> _AIM OF THE TASK_: Copy exactly, and only, the lines below from the first through the one containing "color_scale = alt.Scale(domain=categories, range=colors)", both included; pictures are omitted.

>>>>

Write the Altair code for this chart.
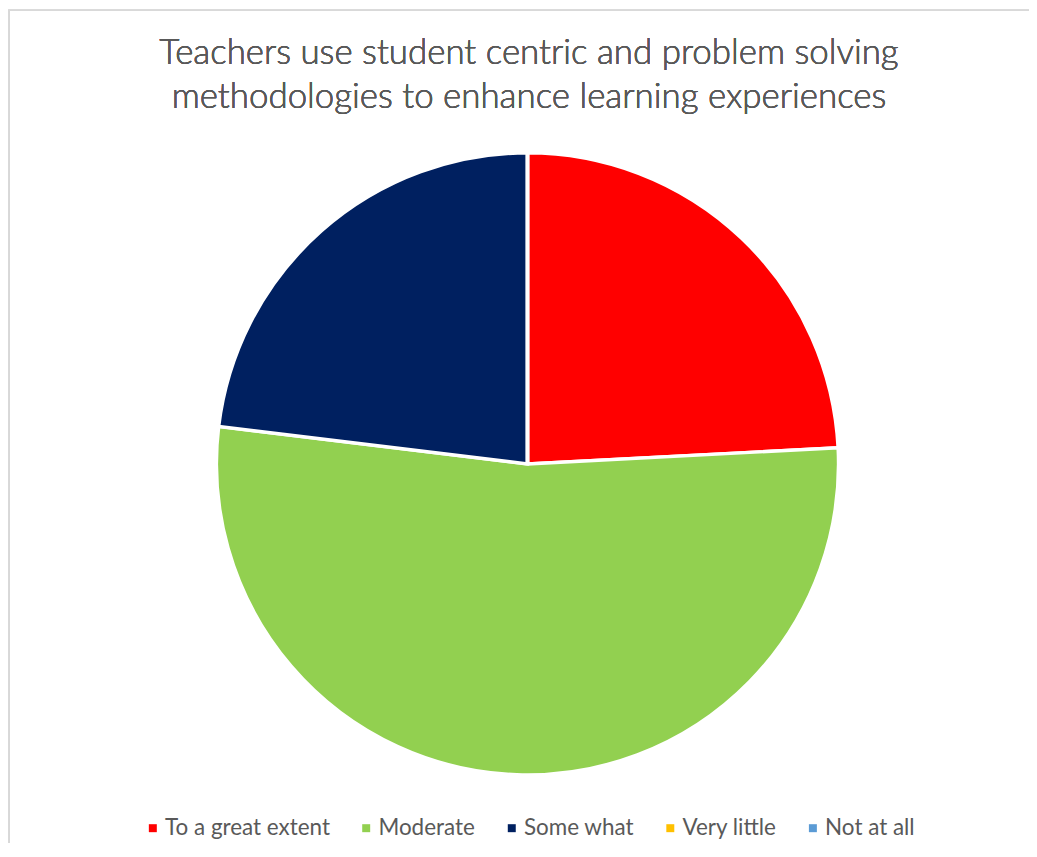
import altair as alt
import pandas as pd

categories = ["To a great extent", "Moderate", "Some what", "Very little", "Not at all"]
counts = [22, 48, 21, 0, 0]
colors = ["#FF0000", "#92D050", "#002060", "#FFC000", "#5B9BD5"]
title_lines = ["Teachers use student centric and problem solving",
               "methodologies to enhance learning experiences"]

df = pd.DataFrame({"category": categories, "count": counts, "order": list(range(len(categories)))})

color_scale = alt.Scale(domain=categories, range=colors)

pie = alt.Chart(df).mark_arc(outerRadius=312, stroke="white", strokeWidth=3.5).encode(
    theta=alt.Theta("count:Q", stack=True),
    order=alt.Order("order:Q", sort="ascending"),
    color=alt.Color(
        "category:N",
        scale=color_scale,
        sort=categories,
        legend=alt.Legend(
            title=None,
            orient="none",
            direction="horizontal",
            legendX=130,
            legendY=680,
            symbolType="square",
            symbolSize=64,
            symbolStrokeWidth=0,
            labelFont="Lato",
            labelFontSize=22.5,
            labelColor="#595959",
            labelOffset=1,
            labelLimit=400,
            columnPadding=25,
            padding=0,
        ),
    ),
    x=alt.value(517),
    y=alt.value(326),
)

frame = alt.Chart(df).mark_rect(fill=None, stroke="#D9D9D9", strokeWidth=1.5).encode(
    x=alt.value(-3),
    x2=alt.value(1200),
    y=alt.value(-129),
    y2=alt.value(1000),
)

title = alt.Chart(df).mark_text(
    font="Lato",
    fontSize=35,
    fontWeight=300,
    color="#595959",
    align="center",
    baseline="alphabetic",
    lineHeight=44,
).encode(
    text=alt.value(title_lines),
    x=alt.value(518.5),
    y=alt.value(-75),
)

chart = alt.layer(frame, pie, title).properties(
    width=1020,
    height=705,
    padding={"left": 4, "top": 130, "right": 0, "bottom": 0},
    autosize=alt.AutoSizeParams(type="none"),
).configure_view(stroke=None)

chart.save("out.html", embed_options={"renderer": "svg", "actions": False})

<<<<

> _COMPLETE RESPONSE_:
Write the Altair code for this chart.
import altair as alt
import pandas as pd

categories = ["To a great extent", "Moderate", "Some what", "Very little", "Not at all"]
counts = [22, 48, 21, 0, 0]
colors = ["#FF0000", "#92D050", "#002060", "#FFC000", "#5B9BD5"]
title_lines = ["Teachers use student centric and problem solving",
               "methodologies to enhance learning experiences"]

df = pd.DataFrame({"category": categories, "count": counts, "order": list(range(len(categories)))})

color_scale = alt.Scale(domain=categories, range=colors)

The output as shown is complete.